Kyle Patrick Alvarez’s Crater features one of the year’s strongest endings, but the journey there is unfortunately dull and inconsistent.
Disney+ are still searching for their first big original hit. Sure, they’ve had some successes, but all of them have been entries in pre-existing franchises, riding the coattails of their predecessors, and in most cases, still failing to make any kind of significant lasting impact on pop culture. With that being said though, they’ve still managed to leave more of a mark than any of the streaming service’s attempts at completely original content. In fact, I’m sure most of the general public would struggle to even name a Disney+ exclusive that doesn’t have any kind of connection to an already established IP. Crater is Disney’s latest endeavour at a smash hit à la Netflix’s Stranger Things, and whilst there are some signs of potential throughout, it suffers from an inconsistent script ripe with tonal issues.

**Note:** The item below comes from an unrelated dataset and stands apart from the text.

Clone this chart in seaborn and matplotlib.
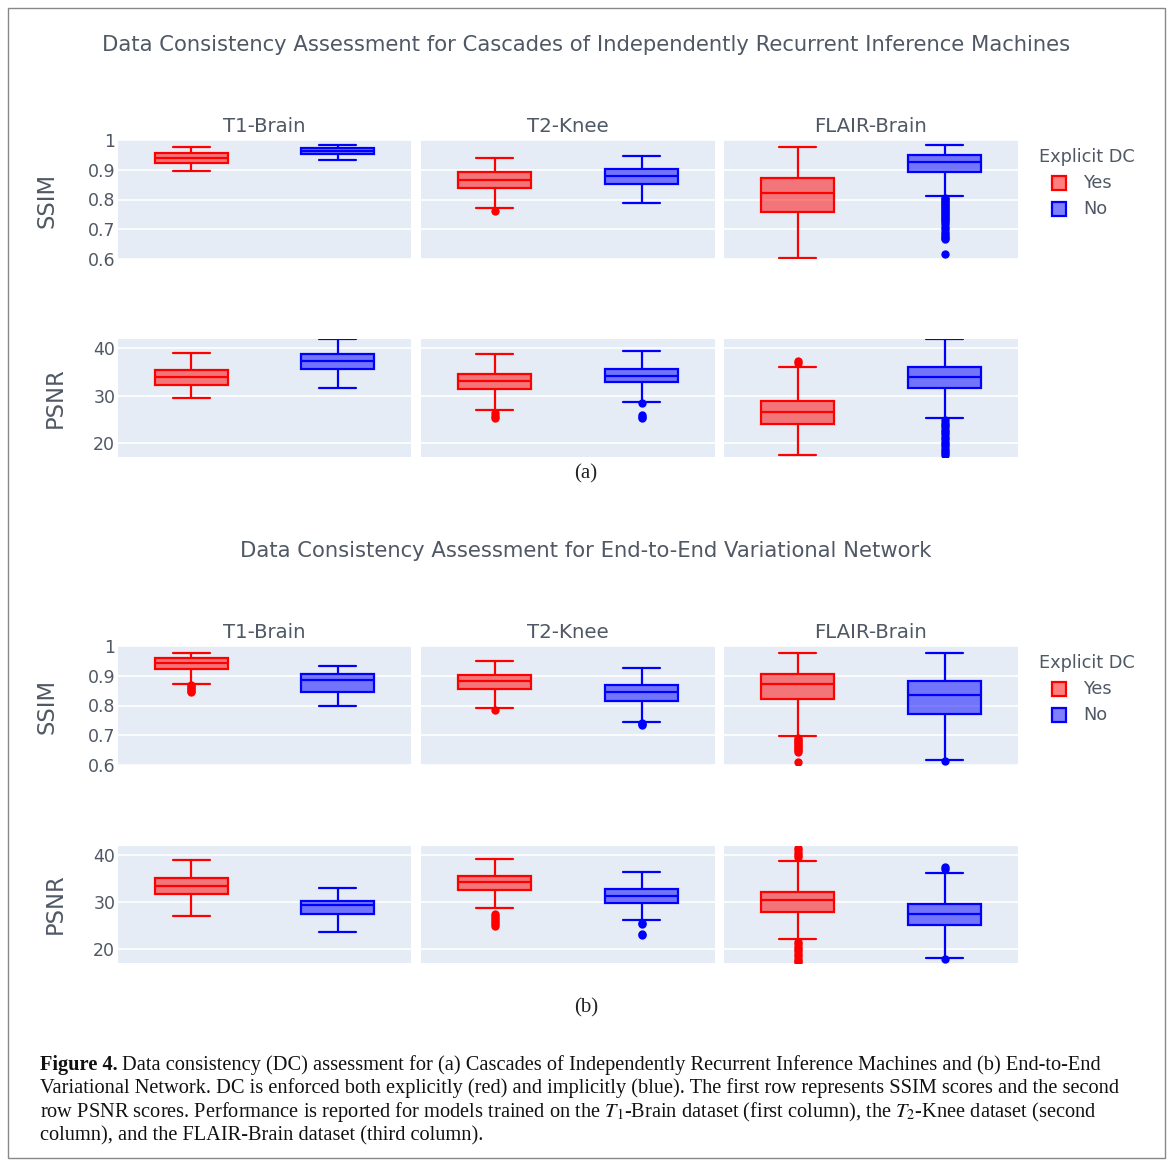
import numpy as np
import pandas as pd
import matplotlib
matplotlib.use("Agg")
import matplotlib.pyplot as plt
import seaborn as sns
from matplotlib.colors import to_rgba
from matplotlib.patches import Rectangle

sns.set_style("white")
plt.rcParams['font.family'] = ['DejaVu Sans']
plt.rcParams['mathtext.fontset'] = 'stix'

# ---------------------------------------------------------------- data
datasets = ["T1-Brain", "T2-Knee", "FLAIR-Brain"]
dc_levels = ["Yes", "No"]
metrics = ["SSIM", "PSNR"]
models = ["CIRIM", "E2EVN"]

model_titles = ["Data Consistency Assessment for Cascades of Independently Recurrent Inference Machines",
                "Data Consistency Assessment for End-to-End Variational Network"]
panel_tags = ["(a)", "(b)"]

ssim_ticks = [0.6, 0.7, 0.8, 0.9, 1.0]
ssim_ticklabels = ["0.6", "0.7", "0.8", "0.9", "1"]
psnr_ticks = [20, 30, 40]
psnr_ticklabels = ["20", "30", "40"]

# box summary per dataset: [lower whisker, q1, median, q3, upper whisker]
cirim_ssim_yes = [[0.896, 0.922, 0.938, 0.957, 0.975],
                  [0.770, 0.838, 0.866, 0.891, 0.941],
                  [0.604, 0.758, 0.822, 0.871, 0.978]]
cirim_ssim_no = [[0.934, 0.952, 0.963, 0.973, 0.983],
                 [0.789, 0.853, 0.878, 0.902, 0.946],
                 [0.812, 0.891, 0.927, 0.949, 0.984]]
cirim_psnr_yes = [[29.4, 32.3, 33.9, 35.3, 38.9],
                  [27.0, 31.3, 33.1, 34.5, 38.7],
                  [17.4, 24.1, 26.5, 28.9, 35.9]]
cirim_psnr_no = [[31.5, 35.6, 37.2, 38.7, 41.8],
                 [28.7, 32.8, 34.1, 35.6, 39.4],
                 [25.2, 31.6, 34.0, 36.1, 41.9]]
e2e_ssim_yes = [[0.873, 0.922, 0.942, 0.959, 0.976],
                [0.790, 0.856, 0.883, 0.901, 0.948],
                [0.697, 0.821, 0.871, 0.906, 0.978]]
e2e_ssim_no = [[0.797, 0.847, 0.886, 0.907, 0.933],
               [0.746, 0.814, 0.845, 0.868, 0.926],
               [0.616, 0.773, 0.834, 0.881, 0.976]]
e2e_psnr_yes = [[27.1, 31.6, 33.4, 35.1, 39.0],
                [28.8, 32.6, 34.2, 35.5, 39.2],
                [22.1, 27.8, 30.4, 32.2, 38.7]]
e2e_psnr_no = [[23.7, 27.4, 29.3, 30.3, 33.0],
               [26.2, 29.7, 31.2, 32.7, 36.3],
               [18.1, 25.1, 27.4, 29.5, 36.2]]

# outliers per dataset
cirim_ssim_yes_out = [[], [0.763], []]
cirim_ssim_no_out = [[], [], [0.806, 0.801, 0.796, 0.791, 0.786, 0.781, 0.776, 0.771, 0.766,
                              0.761, 0.756, 0.751, 0.746, 0.741, 0.736, 0.731, 0.724, 0.716,
                              0.708, 0.700, 0.692, 0.684, 0.677, 0.671, 0.666, 0.616]]
cirim_psnr_yes_out = [[], [26.3, 25.7, 25.3], [36.8, 37.2]]
cirim_psnr_no_out = [[], [28.5, 25.9, 25.5, 25.2],
                     [24.8, 24.3, 23.8, 23.3, 22.8, 22.3, 21.8, 21.3, 20.8, 20.3,
                      19.8, 19.3, 18.8, 18.3, 17.8, 17.4]]
e2e_ssim_yes_out = [[0.869, 0.864, 0.859, 0.854, 0.849, 0.844],
                    [0.786],
                    [0.690, 0.685, 0.680, 0.675, 0.670, 0.665, 0.660, 0.655, 0.650, 0.645, 0.610]]
e2e_ssim_no_out = [[], [0.742, 0.737, 0.733], [0.612]]
e2e_psnr_yes_out = [[], [27.4, 27.0, 26.6, 26.2, 25.8, 25.4, 25.0],
                    [39.5, 40.0, 40.5, 41.0, 41.5, 21.5, 21.0, 20.5, 20.0, 19.5,
                     19.0, 18.5, 18.0, 17.5, 17.2]]
e2e_psnr_no_out = [[], [25.6, 25.3, 23.3, 22.9], [37.1, 37.5, 17.9]]

box_sets = {
    ("CIRIM", "SSIM"): (cirim_ssim_yes, cirim_ssim_no, cirim_ssim_yes_out, cirim_ssim_no_out),
    ("CIRIM", "PSNR"): (cirim_psnr_yes, cirim_psnr_no, cirim_psnr_yes_out, cirim_psnr_no_out),
    ("E2EVN", "SSIM"): (e2e_ssim_yes, e2e_ssim_no, e2e_ssim_yes_out, e2e_ssim_no_out),
    ("E2EVN", "PSNR"): (e2e_psnr_yes, e2e_psnr_no, e2e_psnr_yes_out, e2e_psnr_no_out),
}

caption_lines = [
    "Data consistency (DC) assessment for (a) Cascades of Independently Recurrent Inference Machines and (b) End-to-End",
    "Variational Network. DC is enforced both explicitly (red) and implicitly (blue). The first row represents SSIM scores and the second",
    "row PSNR scores. Performance is reported for models trained on the $T_1$-Brain dataset (first column), the $T_2$-Knee dataset (second",
    "column), and the FLAIR-Brain dataset (third column).",
]

# build long-form tables
box_rows, out_rows = [], []
for (model, metric), (yes, no, yes_out, no_out) in box_sets.items():
    for d, name in enumerate(datasets):
        for dc, vals, outs in [("Yes", yes[d], yes_out[d]), ("No", no[d], no_out[d])]:
            for v in vals:
                box_rows.append((model, metric, name, dc, v))
            for v in outs:
                out_rows.append((model, metric, name, dc, v))
cols = ["model", "metric", "dataset", "dc", "value"]
boxes = pd.DataFrame(box_rows, columns=cols)
outliers = pd.DataFrame(out_rows, columns=cols)

# ---------------------------------------------------------------- layout
W, H = 1171, 1162
bg = "#E5ECF6"
text_c = "#4f5864"
dc_colors = {"Yes": "#ff0000", "No": "#0000ff"}

col_px = [(118, 411), (421, 715), (724, 1018)]
row_px = {("CIRIM", "SSIM"): (140, 259), ("CIRIM", "PSNR"): (339, 457),
          ("E2EVN", "SSIM"): (646, 765), ("E2EVN", "PSNR"): (846, 963)}
ylims = {"SSIM": (0.6, 1.0), "PSNR": (17.05, 41.9)}
tag_y = [474, 1008]


def fig_box(x0, x1, y0, y1):
    return [x0 / W, 1 - y1 / H, (x1 - x0) / W, (y1 - y0) / H]


fig = plt.figure(figsize=(W / 100, H / 100), dpi=100)

for (model, metric), (y0, y1) in row_px.items():
    for j, name in enumerate(datasets):
        ax = fig.add_axes(fig_box(col_px[j][0], col_px[j][1], y0, y1))
        ax.set_facecolor(bg)
        ax.set_axisbelow(True)
        sel = (boxes.model == model) & (boxes.metric == metric) & (boxes.dataset == name)
        osel = (outliers.model == model) & (outliers.metric == metric) & (outliers.dataset == name)
        for dc in dc_levels:
            part = boxes[sel & (boxes.dc == dc)]
            sns.boxplot(data=part, x="dc", y="value", order=dc_levels, whis=(0, 100),
                        width=0.5, linewidth=1.6, linecolor=dc_colors[dc],
                        boxprops=dict(facecolor=to_rgba(dc_colors[dc], 0.5)), ax=ax)
            pts = outliers[osel & (outliers.dc == dc)]
            if len(pts):
                sns.stripplot(data=pts, x="dc", y="value", order=dc_levels, jitter=False,
                              color=dc_colors[dc], size=6, linewidth=0, ax=ax, zorder=4)
        ax.set_xlim(-0.5, 1.5)
        ax.set_ylim(*ylims[metric])
        if metric == "SSIM":
            ax.set_yticks(ssim_ticks)
            ax.set_yticklabels(ssim_ticklabels)
        else:
            ax.set_yticks(psnr_ticks)
            ax.set_yticklabels(psnr_ticklabels)
        ax.set_xticks([])
        ax.set_xlabel("")
        ax.set_ylabel("")
        ax.yaxis.grid(True, color="white", linewidth=1.2)
        for s in ax.spines.values():
            s.set_visible(False)
        ax.tick_params(axis="y", length=0, labelsize=12.5, colors=text_c, pad=2,
                       labelleft=(j == 0))
        if metric == "SSIM":
            fig.text((col_px[j][0] + col_px[j][1]) / 2 / W, 1 - (y0 - 13) / H, name,
                     ha="center", va="center", fontsize=14.2, color=text_c)

# y axis titles, panel titles, legends, tags
offsets = [0, 506]
for k, off in enumerate(offsets):
    fig.text(47 / W, 1 - (200 + off) / H, "SSIM", rotation=90, ha="center", va="center",
             fontsize=16.3, color=text_c)
    fig.text(55 / W, 1 - (398 + off) / H, "PSNR", rotation=90, ha="center", va="center",
             fontsize=16.3, color=text_c)
    fig.text(586 / W, 1 - (45 + off) / H, model_titles[k], ha="center", va="center",
             fontsize=15.2, color=text_c)
    fig.text(586 / W, 1 - tag_y[k] / H, panel_tags[k], ha="center", va="center",
             fontsize=15, color="#222222", family="Liberation Serif")
    # legend
    fig.text(1039 / W, 1 - (157 + off) / H, "Explicit DC", ha="left", va="center",
             fontsize=12.8, color=text_c)
    for i, dc in enumerate(dc_levels):
        yc = 183 + 26 * i + off
        fig.patches.append(Rectangle((1052 / W, 1 - (yc + 7) / H), 14 / W, 14 / H,
                                     transform=fig.transFigure, facecolor=to_rgba(dc_colors[dc], 0.5),
                                     edgecolor=dc_colors[dc], linewidth=1.6))
        fig.text(1083 / W, 1 - yc / H, dc, ha="left", va="center", fontsize=12.8, color=text_c)

# caption
renderer = fig.canvas.get_renderer()
cap_y = [1065, 1088, 1112, 1136]
cap_size = 14.7
bold = fig.text(40 / W, 1 - cap_y[0] / H, "Figure 4.", ha="left", va="center",
                fontsize=cap_size, fontweight="bold", family="Liberation Serif", color="#111111")
bw = bold.get_window_extent(renderer).width
for i, line in enumerate(caption_lines):
    x0 = 40 + (bw + 4 if i == 0 else 0)
    fig.text(x0 / W, 1 - cap_y[i] / H, line, ha="left", va="center", fontsize=cap_size,
             family="Liberation Serif", color="#111111")

# frame around the figure
fig.patches.append(Rectangle((8 / W, 1 - 1158 / H), (1165 - 8) / W, (1158 - 8) / H,
                             transform=fig.transFigure, fill=False, edgecolor="#888888", linewidth=1))

fig.savefig("out.png", dpi=100)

Crater, directed by Kyle Patrick Alvarez, who last helmed the brilliant thriller The Stanford Prison Experiment (2015), is set 200 years into the future, where humanity is now mostly living on the moon. However, after mining it for all of its resources and failing to properly colonise it, the human race decides to move planets again, with miners who fulfil their work contracts getting to move to the planet Omega. The film’s main character, Caleb (Isaiah Russell-Bailey), is set to be permanently moved to Omega following the loss of his father, and so in the last three days before he moves away, he decides to honour his father’s memory and travel to a crater they promised to go see alongside his group of friends.
On paper, Crater sounds like the perfect family adventure movie. The setting of the moon is naturally appealing and it stars a cast of young, talented actors, but it’s ultimately let down by its script. Despite setting itself up to be a fantastical coming-of-age journey, our characters end up discovering surprisingly little, instead spending the majority of their time sitting around explaining their tragic backstories to each other. There’s some good messages for kids packed into the many monologues littered throughout the film, but it results in an experience that is unfortunately too slow and too melancholy to successfully appeal to its target audience in the first place.
Where Crater truly shines is in the scenes where it gets to lean into its science-fiction elements and the teenage cast gets to actually have fun with the material. The film so often restricts itself, taking this brilliant concept of kids exploring the moon and rather than exploring that, it instead forces its characters into dull, uninteresting rooms in order to talk about their feelings. When they’re let loose and get to actually play with the idea that they’re on the moon, that’s when the film is at its best and most entertaining. Dan Romer and Osei Essed’s brilliantly whimsical score helps these scenes massively, and I can see kids walking away from this movie desperate to play “launch”, a game involving oxygen tanks that the kids come up with.
One thing the script does get completely right is the film’s bittersweet ending. Out of all of the script’s emotional monologues, it was the only one that truly emotionally affected me, being both brilliantly delivered and the perfect resolution to a generally underwhelming story. The film’s message of appreciating the ones you love and standing up for what you believe is right are noble and respectable, but as it is, the film feels like it has no idea who it’s trying to appeal to. It’s too melancholy for children, and it’s not quite mature enough or profound enough to appeal to adults, leaving it in a weird limbo where whilst it does a decent amount right, I can’t imagine it, outside of its ending, leaving any kind of lasting impact on anyone.
Crater is now streaming on Disney Plus.